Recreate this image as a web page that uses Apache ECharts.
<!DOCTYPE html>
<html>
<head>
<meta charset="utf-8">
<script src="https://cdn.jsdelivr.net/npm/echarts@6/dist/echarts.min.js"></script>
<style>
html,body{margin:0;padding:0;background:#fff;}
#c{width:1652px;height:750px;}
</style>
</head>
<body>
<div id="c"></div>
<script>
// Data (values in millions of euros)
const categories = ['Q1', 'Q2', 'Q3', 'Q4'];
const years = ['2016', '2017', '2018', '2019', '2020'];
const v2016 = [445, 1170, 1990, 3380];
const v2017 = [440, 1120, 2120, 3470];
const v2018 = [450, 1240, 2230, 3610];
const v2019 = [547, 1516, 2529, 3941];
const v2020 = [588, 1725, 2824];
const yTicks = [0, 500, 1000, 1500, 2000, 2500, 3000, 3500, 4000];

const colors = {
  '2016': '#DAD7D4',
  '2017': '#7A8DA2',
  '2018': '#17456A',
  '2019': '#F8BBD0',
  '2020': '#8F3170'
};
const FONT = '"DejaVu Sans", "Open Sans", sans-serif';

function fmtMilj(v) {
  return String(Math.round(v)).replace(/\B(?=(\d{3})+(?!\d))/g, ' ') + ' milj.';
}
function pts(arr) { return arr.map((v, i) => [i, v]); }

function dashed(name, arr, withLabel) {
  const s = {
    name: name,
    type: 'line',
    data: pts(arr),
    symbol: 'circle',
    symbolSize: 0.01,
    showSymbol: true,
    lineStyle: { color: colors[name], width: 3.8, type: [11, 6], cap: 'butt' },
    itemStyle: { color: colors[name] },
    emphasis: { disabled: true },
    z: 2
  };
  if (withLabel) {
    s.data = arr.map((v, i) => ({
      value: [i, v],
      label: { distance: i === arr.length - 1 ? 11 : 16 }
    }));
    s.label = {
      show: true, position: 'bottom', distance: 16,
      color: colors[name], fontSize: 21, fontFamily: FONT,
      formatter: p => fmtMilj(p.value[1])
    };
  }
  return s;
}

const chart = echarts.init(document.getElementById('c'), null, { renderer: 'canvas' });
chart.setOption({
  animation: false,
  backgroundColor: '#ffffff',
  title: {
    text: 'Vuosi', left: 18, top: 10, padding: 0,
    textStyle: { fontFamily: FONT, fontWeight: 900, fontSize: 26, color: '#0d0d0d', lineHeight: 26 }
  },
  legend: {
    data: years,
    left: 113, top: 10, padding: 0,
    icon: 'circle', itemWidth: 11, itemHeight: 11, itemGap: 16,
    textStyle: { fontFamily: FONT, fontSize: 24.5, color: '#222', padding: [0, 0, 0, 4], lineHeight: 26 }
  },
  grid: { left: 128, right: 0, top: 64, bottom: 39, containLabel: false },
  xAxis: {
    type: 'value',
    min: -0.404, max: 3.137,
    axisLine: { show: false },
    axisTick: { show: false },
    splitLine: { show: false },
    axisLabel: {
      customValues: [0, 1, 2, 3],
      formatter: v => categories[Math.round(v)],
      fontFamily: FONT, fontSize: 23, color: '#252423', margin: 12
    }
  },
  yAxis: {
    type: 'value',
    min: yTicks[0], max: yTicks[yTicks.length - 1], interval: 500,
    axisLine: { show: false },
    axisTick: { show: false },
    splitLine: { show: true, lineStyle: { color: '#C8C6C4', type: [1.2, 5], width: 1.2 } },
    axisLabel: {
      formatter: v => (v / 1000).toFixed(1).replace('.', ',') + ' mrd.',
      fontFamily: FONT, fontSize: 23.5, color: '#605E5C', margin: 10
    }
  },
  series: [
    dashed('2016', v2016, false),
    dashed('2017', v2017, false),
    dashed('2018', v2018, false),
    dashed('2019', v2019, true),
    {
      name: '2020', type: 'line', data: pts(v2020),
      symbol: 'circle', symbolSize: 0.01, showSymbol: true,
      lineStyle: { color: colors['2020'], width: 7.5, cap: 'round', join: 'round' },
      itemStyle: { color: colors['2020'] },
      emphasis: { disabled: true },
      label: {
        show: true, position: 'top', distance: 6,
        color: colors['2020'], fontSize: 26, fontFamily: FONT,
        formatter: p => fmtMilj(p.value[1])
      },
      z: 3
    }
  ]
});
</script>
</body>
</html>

+ + + + +

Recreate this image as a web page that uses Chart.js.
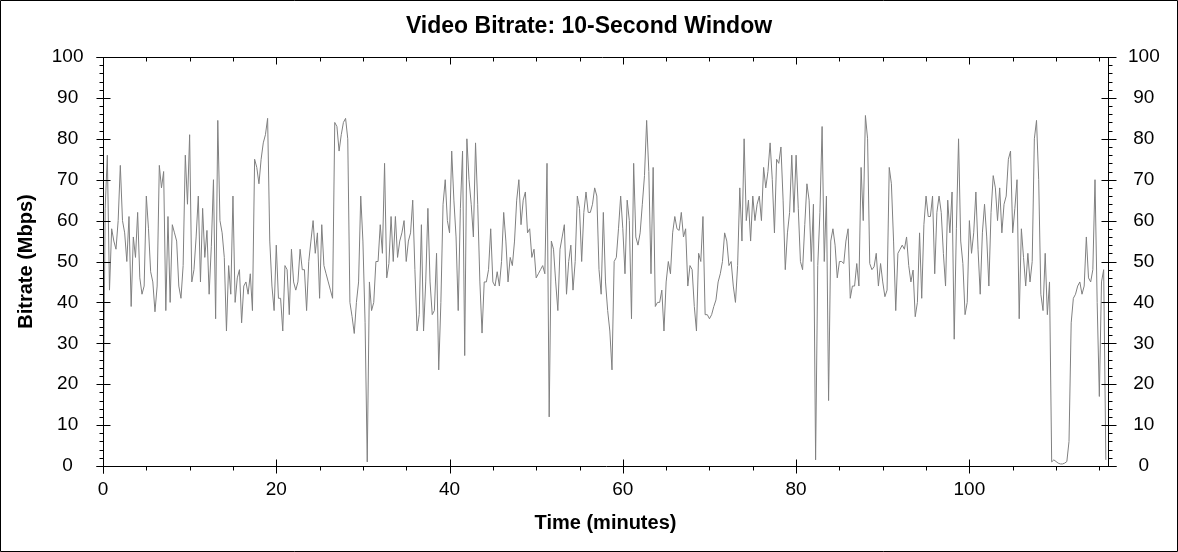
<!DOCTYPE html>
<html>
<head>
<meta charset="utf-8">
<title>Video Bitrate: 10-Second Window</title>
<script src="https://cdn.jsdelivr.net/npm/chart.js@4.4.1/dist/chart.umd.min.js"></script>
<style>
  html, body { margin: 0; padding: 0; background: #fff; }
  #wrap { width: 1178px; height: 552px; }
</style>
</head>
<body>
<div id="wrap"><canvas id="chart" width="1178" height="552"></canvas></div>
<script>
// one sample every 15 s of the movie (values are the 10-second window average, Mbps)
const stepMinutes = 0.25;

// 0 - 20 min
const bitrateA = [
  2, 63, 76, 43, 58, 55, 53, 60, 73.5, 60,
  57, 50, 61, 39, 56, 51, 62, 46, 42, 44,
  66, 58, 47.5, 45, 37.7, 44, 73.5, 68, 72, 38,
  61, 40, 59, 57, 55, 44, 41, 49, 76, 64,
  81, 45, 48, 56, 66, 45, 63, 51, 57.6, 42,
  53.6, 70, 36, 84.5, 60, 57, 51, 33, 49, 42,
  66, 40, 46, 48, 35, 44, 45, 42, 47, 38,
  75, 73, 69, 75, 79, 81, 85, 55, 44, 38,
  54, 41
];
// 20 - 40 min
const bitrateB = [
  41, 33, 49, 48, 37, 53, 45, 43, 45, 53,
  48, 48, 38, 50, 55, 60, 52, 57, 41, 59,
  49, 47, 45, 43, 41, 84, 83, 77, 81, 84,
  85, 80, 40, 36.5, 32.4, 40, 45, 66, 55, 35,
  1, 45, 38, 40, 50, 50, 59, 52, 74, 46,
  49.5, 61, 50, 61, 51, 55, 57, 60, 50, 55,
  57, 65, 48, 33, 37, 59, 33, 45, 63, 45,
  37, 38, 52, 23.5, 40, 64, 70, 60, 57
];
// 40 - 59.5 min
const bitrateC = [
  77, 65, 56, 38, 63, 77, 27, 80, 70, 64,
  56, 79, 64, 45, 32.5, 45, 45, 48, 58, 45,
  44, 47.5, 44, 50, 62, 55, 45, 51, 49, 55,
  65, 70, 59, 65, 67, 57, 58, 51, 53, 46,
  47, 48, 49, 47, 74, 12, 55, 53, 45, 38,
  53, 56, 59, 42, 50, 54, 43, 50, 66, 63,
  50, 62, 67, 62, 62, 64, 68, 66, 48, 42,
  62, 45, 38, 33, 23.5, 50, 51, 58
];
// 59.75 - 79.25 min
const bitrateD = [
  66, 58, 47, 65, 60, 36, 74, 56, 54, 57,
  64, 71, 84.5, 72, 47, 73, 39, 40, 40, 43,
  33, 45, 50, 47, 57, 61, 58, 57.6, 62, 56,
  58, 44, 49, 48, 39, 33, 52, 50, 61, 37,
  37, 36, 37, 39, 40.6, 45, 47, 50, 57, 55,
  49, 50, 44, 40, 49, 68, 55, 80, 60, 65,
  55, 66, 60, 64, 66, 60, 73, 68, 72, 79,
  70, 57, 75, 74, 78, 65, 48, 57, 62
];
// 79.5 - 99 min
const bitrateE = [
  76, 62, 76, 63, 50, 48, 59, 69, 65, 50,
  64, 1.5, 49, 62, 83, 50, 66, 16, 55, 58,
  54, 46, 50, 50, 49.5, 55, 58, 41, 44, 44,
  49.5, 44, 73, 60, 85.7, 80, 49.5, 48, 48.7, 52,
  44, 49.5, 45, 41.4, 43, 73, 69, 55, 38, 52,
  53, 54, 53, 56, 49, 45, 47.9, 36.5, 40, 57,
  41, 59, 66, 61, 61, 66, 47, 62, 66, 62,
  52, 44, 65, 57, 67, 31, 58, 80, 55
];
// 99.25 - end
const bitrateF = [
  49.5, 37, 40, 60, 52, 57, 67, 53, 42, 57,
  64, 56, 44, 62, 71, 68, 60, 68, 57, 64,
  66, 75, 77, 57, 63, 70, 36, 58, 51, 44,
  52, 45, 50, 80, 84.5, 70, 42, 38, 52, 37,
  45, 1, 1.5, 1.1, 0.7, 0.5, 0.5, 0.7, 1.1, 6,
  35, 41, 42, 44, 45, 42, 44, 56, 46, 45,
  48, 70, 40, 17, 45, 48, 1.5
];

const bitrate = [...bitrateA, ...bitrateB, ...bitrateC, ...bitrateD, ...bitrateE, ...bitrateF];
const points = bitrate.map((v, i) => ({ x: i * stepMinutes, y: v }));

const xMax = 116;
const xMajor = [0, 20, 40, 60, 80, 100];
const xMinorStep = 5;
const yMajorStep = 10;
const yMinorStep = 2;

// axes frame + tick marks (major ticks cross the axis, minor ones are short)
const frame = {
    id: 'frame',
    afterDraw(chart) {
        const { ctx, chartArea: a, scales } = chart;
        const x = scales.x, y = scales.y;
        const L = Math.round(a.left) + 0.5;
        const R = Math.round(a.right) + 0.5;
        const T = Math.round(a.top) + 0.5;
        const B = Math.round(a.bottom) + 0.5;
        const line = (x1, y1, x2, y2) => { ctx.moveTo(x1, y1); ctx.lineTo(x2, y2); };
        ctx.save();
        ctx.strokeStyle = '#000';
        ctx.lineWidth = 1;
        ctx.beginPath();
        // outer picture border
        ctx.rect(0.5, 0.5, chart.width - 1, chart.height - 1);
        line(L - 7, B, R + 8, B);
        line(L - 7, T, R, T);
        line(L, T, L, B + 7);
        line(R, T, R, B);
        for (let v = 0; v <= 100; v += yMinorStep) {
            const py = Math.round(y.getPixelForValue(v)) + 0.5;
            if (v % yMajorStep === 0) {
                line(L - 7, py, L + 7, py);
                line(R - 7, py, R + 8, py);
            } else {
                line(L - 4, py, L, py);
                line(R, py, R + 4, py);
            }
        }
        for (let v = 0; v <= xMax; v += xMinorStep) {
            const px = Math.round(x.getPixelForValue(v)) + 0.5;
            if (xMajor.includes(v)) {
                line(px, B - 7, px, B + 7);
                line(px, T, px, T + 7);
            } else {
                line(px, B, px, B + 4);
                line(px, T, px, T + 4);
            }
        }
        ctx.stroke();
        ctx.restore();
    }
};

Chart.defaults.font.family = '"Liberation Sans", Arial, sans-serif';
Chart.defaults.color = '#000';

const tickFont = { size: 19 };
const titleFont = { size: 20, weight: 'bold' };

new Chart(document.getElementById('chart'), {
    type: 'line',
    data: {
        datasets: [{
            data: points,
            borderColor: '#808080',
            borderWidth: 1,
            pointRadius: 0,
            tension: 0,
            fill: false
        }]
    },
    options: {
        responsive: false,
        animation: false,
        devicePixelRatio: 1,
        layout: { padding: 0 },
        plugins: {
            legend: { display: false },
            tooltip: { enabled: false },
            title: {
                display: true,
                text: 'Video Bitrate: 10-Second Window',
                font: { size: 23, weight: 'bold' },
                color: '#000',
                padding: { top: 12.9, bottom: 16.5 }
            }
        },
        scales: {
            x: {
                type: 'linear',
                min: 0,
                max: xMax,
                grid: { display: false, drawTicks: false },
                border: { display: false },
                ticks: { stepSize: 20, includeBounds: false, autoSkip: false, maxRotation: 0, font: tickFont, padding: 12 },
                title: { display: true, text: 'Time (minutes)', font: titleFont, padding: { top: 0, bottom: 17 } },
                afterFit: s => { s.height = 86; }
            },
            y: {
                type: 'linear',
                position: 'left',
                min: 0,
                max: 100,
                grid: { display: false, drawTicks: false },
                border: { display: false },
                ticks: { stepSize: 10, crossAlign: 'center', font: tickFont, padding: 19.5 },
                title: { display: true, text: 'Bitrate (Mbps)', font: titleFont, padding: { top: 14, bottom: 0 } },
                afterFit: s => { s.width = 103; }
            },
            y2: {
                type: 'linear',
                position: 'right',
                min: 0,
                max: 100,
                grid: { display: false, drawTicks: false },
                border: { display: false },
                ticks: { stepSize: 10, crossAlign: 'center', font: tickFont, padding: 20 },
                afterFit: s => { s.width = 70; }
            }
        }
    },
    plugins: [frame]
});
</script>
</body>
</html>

+ + + + +

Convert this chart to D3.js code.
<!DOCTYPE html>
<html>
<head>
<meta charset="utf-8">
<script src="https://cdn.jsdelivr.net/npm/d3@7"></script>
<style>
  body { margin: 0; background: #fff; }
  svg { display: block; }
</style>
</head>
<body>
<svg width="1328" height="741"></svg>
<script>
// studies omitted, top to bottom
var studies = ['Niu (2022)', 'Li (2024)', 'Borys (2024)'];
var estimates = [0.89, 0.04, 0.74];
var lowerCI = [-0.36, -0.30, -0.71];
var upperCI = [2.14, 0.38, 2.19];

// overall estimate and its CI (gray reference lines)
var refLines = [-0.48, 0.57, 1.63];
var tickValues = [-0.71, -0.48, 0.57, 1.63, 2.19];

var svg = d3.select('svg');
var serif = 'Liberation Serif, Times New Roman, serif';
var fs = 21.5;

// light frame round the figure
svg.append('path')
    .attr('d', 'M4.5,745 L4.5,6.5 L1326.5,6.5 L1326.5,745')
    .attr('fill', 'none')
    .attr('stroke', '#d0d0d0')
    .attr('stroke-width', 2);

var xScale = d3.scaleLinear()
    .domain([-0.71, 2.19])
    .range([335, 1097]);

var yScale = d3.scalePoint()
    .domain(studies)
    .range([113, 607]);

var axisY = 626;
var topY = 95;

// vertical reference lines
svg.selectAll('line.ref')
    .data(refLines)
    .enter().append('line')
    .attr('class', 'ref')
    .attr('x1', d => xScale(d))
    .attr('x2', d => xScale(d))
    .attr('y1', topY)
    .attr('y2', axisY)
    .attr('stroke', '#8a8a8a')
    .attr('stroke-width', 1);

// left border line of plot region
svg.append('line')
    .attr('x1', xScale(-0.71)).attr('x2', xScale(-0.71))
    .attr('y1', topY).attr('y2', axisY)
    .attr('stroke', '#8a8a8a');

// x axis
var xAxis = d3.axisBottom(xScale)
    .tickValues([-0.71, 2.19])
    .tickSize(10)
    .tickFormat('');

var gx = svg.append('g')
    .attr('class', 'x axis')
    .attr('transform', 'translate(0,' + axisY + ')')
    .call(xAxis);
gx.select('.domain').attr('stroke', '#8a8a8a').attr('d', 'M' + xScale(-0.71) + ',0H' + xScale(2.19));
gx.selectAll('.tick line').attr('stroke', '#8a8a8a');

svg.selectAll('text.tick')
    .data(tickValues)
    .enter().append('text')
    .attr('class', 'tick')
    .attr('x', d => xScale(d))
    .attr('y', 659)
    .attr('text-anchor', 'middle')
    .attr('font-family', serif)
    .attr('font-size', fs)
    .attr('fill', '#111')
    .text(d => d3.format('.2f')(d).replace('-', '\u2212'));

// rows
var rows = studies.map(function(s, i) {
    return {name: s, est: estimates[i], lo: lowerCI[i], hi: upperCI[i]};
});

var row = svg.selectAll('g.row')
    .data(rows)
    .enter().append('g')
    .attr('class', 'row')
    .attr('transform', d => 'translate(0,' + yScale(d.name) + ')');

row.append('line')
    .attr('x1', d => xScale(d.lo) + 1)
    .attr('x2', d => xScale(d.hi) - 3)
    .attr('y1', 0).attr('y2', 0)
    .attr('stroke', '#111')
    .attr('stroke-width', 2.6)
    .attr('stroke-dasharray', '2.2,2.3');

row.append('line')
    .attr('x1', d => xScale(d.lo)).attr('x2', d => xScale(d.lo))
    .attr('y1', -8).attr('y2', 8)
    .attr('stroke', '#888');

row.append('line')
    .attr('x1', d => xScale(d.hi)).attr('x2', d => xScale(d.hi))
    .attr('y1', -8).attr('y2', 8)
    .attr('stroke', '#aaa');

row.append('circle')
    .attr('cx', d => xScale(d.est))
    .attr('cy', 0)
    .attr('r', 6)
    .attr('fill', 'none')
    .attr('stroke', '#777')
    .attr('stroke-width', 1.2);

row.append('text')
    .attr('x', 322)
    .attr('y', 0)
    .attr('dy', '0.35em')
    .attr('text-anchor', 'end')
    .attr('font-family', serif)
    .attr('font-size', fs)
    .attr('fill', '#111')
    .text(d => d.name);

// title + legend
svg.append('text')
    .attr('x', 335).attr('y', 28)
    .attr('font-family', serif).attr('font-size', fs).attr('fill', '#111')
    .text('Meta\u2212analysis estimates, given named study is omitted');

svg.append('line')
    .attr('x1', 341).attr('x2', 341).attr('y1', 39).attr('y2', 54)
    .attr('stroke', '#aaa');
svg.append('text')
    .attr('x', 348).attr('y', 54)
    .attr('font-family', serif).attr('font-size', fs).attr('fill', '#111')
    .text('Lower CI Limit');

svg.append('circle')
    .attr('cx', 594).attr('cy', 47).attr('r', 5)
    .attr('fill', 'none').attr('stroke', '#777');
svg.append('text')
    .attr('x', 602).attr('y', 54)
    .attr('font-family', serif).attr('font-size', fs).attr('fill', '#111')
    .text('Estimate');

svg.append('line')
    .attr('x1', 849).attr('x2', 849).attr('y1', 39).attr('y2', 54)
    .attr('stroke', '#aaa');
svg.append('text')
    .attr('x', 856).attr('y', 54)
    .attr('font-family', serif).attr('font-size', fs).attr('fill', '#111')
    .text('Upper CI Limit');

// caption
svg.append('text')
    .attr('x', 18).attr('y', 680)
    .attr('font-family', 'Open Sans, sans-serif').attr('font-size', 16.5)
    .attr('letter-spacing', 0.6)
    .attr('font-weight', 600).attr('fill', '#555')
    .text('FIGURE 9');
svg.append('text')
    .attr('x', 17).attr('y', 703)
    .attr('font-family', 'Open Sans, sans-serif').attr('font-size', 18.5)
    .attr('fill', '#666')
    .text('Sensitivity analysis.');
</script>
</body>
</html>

+ + + + +

* _What you will do_:
Your first line is the one with "Recreate this image as a web page that uses Chart.js.", and your last is the one with "const stepMinutes = 0.25;". Copy those and every line between them exactly, without any pictures.

* _Worked answer_:
Recreate this image as a web page that uses Chart.js.
<!DOCTYPE html>
<html>
<head>
<meta charset="utf-8">
<title>Video Bitrate: 10-Second Window</title>
<script src="https://cdn.jsdelivr.net/npm/chart.js@4.4.1/dist/chart.umd.min.js"></script>
<style>
  html, body { margin: 0; padding: 0; background: #fff; }
  #wrap { width: 1178px; height: 552px; }
</style>
</head>
<body>
<div id="wrap"><canvas id="chart" width="1178" height="552"></canvas></div>
<script>
// one sample every 15 s of the movie (values are the 10-second window average, Mbps)
const stepMinutes = 0.25;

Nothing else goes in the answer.